▶ GOAL
Retype the whole listing, please, keeping every line exact and dropping the pictures.

▶ INFORMATION SUPPLIED
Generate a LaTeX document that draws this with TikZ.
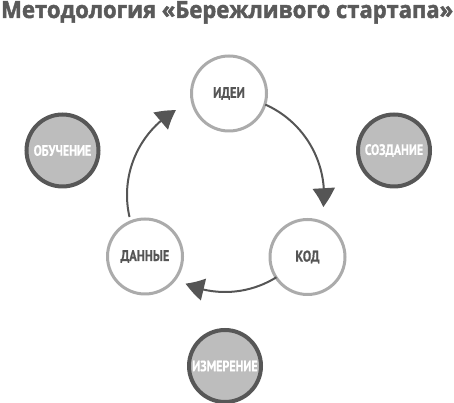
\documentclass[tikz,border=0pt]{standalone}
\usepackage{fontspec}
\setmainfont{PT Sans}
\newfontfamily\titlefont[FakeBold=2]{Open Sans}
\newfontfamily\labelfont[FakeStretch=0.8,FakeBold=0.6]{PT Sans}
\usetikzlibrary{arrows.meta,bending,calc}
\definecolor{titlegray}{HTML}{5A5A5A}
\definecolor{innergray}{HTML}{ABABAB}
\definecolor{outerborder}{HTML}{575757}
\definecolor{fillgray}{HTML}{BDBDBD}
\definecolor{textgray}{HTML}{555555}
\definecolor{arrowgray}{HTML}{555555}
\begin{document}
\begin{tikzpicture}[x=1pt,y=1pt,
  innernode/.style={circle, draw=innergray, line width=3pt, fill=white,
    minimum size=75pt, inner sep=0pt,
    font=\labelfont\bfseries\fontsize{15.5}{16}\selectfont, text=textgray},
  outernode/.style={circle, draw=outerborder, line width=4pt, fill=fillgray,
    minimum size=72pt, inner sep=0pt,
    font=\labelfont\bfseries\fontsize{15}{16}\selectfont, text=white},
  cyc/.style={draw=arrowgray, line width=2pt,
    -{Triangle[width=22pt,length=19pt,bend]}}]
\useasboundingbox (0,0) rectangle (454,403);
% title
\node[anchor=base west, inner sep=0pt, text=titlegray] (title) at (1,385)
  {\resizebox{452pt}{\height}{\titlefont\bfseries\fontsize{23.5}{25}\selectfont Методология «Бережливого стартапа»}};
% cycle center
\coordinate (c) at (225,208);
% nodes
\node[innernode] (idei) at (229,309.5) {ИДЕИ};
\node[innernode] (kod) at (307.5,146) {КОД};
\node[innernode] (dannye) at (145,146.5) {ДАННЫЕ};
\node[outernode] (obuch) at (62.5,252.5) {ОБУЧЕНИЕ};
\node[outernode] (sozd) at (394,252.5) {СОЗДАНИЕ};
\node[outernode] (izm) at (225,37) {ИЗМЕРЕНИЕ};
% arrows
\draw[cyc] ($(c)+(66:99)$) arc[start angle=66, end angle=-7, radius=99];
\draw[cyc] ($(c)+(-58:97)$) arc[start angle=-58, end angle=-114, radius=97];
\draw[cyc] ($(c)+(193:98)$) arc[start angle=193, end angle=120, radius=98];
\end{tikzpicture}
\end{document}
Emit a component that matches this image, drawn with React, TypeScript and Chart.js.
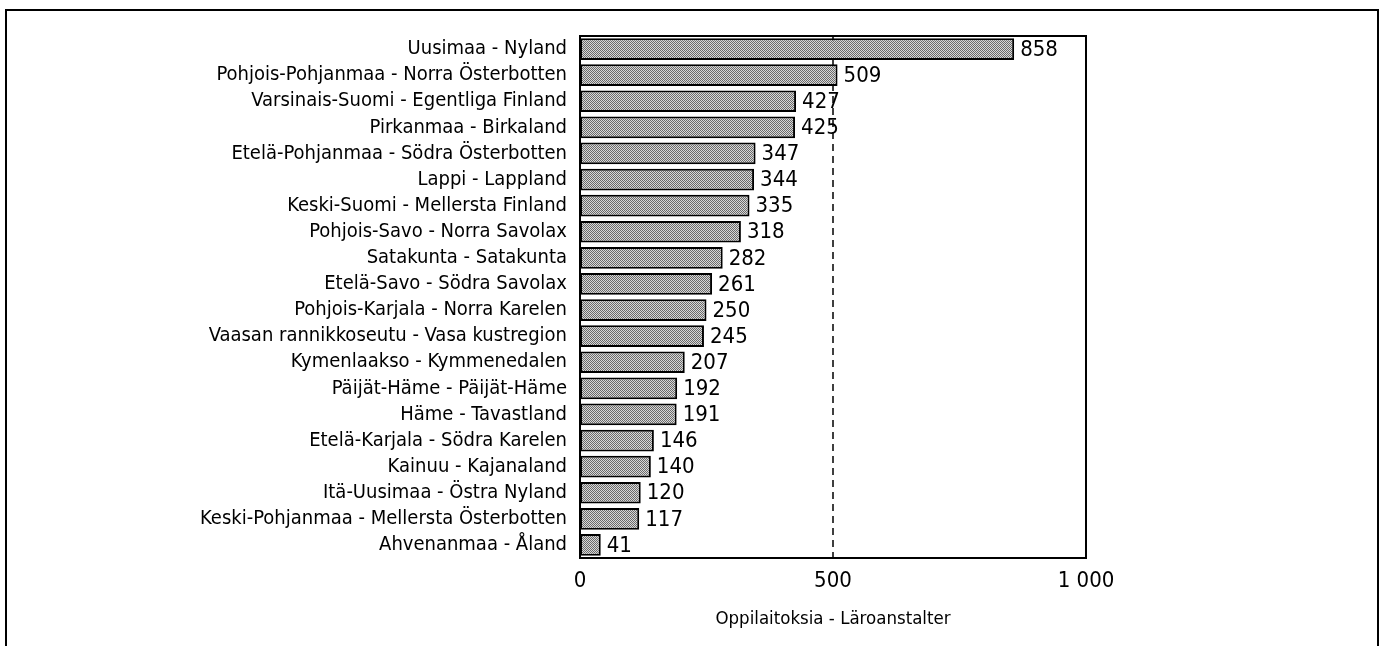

▶ TASK RESPONSE
Generate a LaTeX document that draws this with TikZ.
\documentclass[tikz,border=0pt]{standalone}
\usepackage{fontspec}
\setmainfont{PT Sans}
\newfontfamily\titlefont[FakeBold=2]{Open Sans}
\newfontfamily\labelfont[FakeStretch=0.8,FakeBold=0.6]{PT Sans}
\usetikzlibrary{arrows.meta,bending,calc}
\definecolor{titlegray}{HTML}{5A5A5A}
\definecolor{innergray}{HTML}{ABABAB}
\definecolor{outerborder}{HTML}{575757}
\definecolor{fillgray}{HTML}{BDBDBD}
\definecolor{textgray}{HTML}{555555}
\definecolor{arrowgray}{HTML}{555555}
\begin{document}
\begin{tikzpicture}[x=1pt,y=1pt,
  innernode/.style={circle, draw=innergray, line width=3pt, fill=white,
    minimum size=75pt, inner sep=0pt,
    font=\labelfont\bfseries\fontsize{15.5}{16}\selectfont, text=textgray},
  outernode/.style={circle, draw=outerborder, line width=4pt, fill=fillgray,
    minimum size=72pt, inner sep=0pt,
    font=\labelfont\bfseries\fontsize{15}{16}\selectfont, text=white},
  cyc/.style={draw=arrowgray, line width=2pt,
    -{Triangle[width=22pt,length=19pt,bend]}}]
\useasboundingbox (0,0) rectangle (454,403);
% title
\node[anchor=base west, inner sep=0pt, text=titlegray] (title) at (1,385)
  {\resizebox{452pt}{\height}{\titlefont\bfseries\fontsize{23.5}{25}\selectfont Методология «Бережливого стартапа»}};
% cycle center
\coordinate (c) at (225,208);
% nodes
\node[innernode] (idei) at (229,309.5) {ИДЕИ};
\node[innernode] (kod) at (307.5,146) {КОД};
\node[innernode] (dannye) at (145,146.5) {ДАННЫЕ};
\node[outernode] (obuch) at (62.5,252.5) {ОБУЧЕНИЕ};
\node[outernode] (sozd) at (394,252.5) {СОЗДАНИЕ};
\node[outernode] (izm) at (225,37) {ИЗМЕРЕНИЕ};
% arrows
\draw[cyc] ($(c)+(66:99)$) arc[start angle=66, end angle=-7, radius=99];
\draw[cyc] ($(c)+(-58:97)$) arc[start angle=-58, end angle=-114, radius=97];
\draw[cyc] ($(c)+(193:98)$) arc[start angle=193, end angle=120, radius=98];
\end{tikzpicture}
\end{document}
Emit a component that matches this image, drawn with React, TypeScript and Chart.js.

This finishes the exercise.